In July, 1807, England sent a large naval expedition to Copenhagen under command of Lord Gambier, with transports containing twenty-seven thousand troops under Lord Cathcart. This expedition was sent with a peremptory request to the Prince Regent to deliver up the Danish fleet. From September 1st to the 5th, Copenhagen was bombarded. Scarcely any resistance was offered, and the fleet was surrendered, while Danish merchant vessels worth ten millions of dollars were confiscated. These arbitrary measures were taken in order to protect British trade and to defeat the designs of Napoleon to form a powerful navy. In consequence, the Russian fleet was shut up at Cronstadt, and the Baltic remained under the control of Great Britain.
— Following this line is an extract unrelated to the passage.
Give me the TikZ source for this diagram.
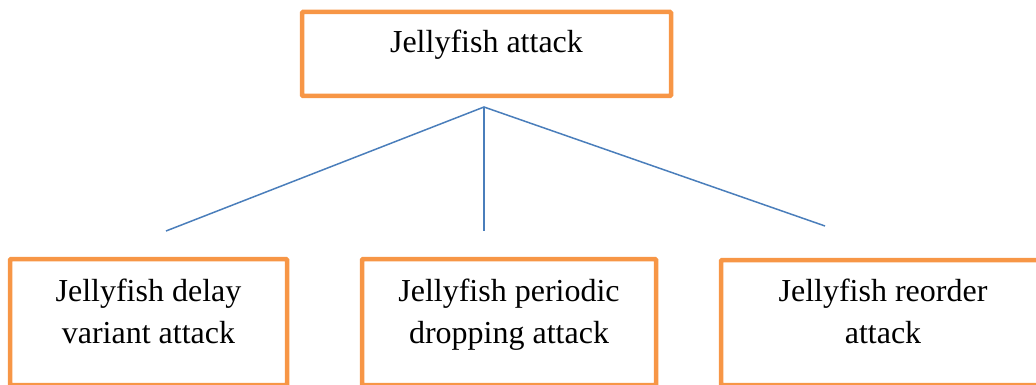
\documentclass[tikz,border=0pt]{standalone}
\usepackage{fontspec}
\setmainfont{Liberation Serif}
\definecolor{boxorange}{HTML}{F79646}
\definecolor{linkblue}{HTML}{4A7EBB}
\begin{document}
\begin{tikzpicture}[x=1pt,y=-1pt,
  frame/.style={draw=boxorange, line width=4.5pt, rounded corners=1pt},
  label/.style={font=\fontsize{32}{41.5}\selectfont, align=center, anchor=base, inner sep=0pt},
  link/.style={draw=linkblue, line width=1.5pt}]
  \useasboundingbox (0,0) rectangle (1036,385);
  \begin{scope}
    \clip (0,0) rectangle (1036,385);
    % boxes
    \draw[frame] (302,12) rectangle (671,96);
    \draw[frame] (10,259) rectangle (287,385);
    \draw[frame] (362,259) rectangle (656,385);
    \draw[frame] (721,260) rectangle (1045,385);
    % captions (base anchor sits on the last line of a two-line label)
    \node[label] (root) at (486.5,53) {Jellyfish attack};
    \node[label] (delay) at (148.5,343) {Jellyfish delay\\variant attack};
    \node[label] (drop) at (509,343) {Jellyfish periodic\\dropping attack};
    \node[label] (reorder) at (883,343) {Jellyfish reorder\\attack};
    % branches
    \coordinate (apex) at (484,107);
    \coordinate (endL) at (166,231);
    \coordinate (endM) at (484,231);
    \coordinate (endR) at (825,226);
    \draw[link] (endL) -- (apex) -- (endR);
    \draw[link] (apex) -- (endM);
  \end{scope}
\end{tikzpicture}
\end{document}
The naval combination carefully prepared by Napoleon in the Treaty of Tilsit utterly failed.
Napoleon's activity
Late in 1807, Napoleon had stripped the elector of Hesse Cassel of his dominions on the plea that he had not joined him in the war against Prussia, and had done the same to the Duke of Brunswick on the ground that the duke had joined Prussia against him. Out of these domains the arch dictator had created the kingdom of Westphalia, and had bestowed it upon his brother, Jerome Bonaparte. Soon after, because the Prince Regent of Portugal had refused to enforce the Berlin decrees against England, Napoleon sent Junot with thirty thousand men to take possession of Portugal, and announced in the Moniteur that the House of Braganza had ceased to reign in Europe. Junot entered Lisbon without opposition, to find that the Prince Regent and the court had embarked for Brazil, taking with them the ships that Napoleon coveted.
Then Tuscany was seized and added to France, and the Pope was ordered to declare war against England. Having refused to do this on the plea that he was a sovereign of peace, the French general, by Napoleon's orders, entered Rome in February, 1808, occupied the Castle St. Angelo, and took the papal troops under his own command.
Napoleon's next move was against Spain. The government there was in a most corrupt state, but up to this time the country had been the humble and submissive ally of France. Napoleon, still in the guise of friendship, took possession of her strongest fortresses, and having by a ruse got the king and queen and the heir Ferdinand into his power at Bayonne, he induced the old King Carlos IV. to resign his Crown in favour "of his friend and ally the Emperor of the French."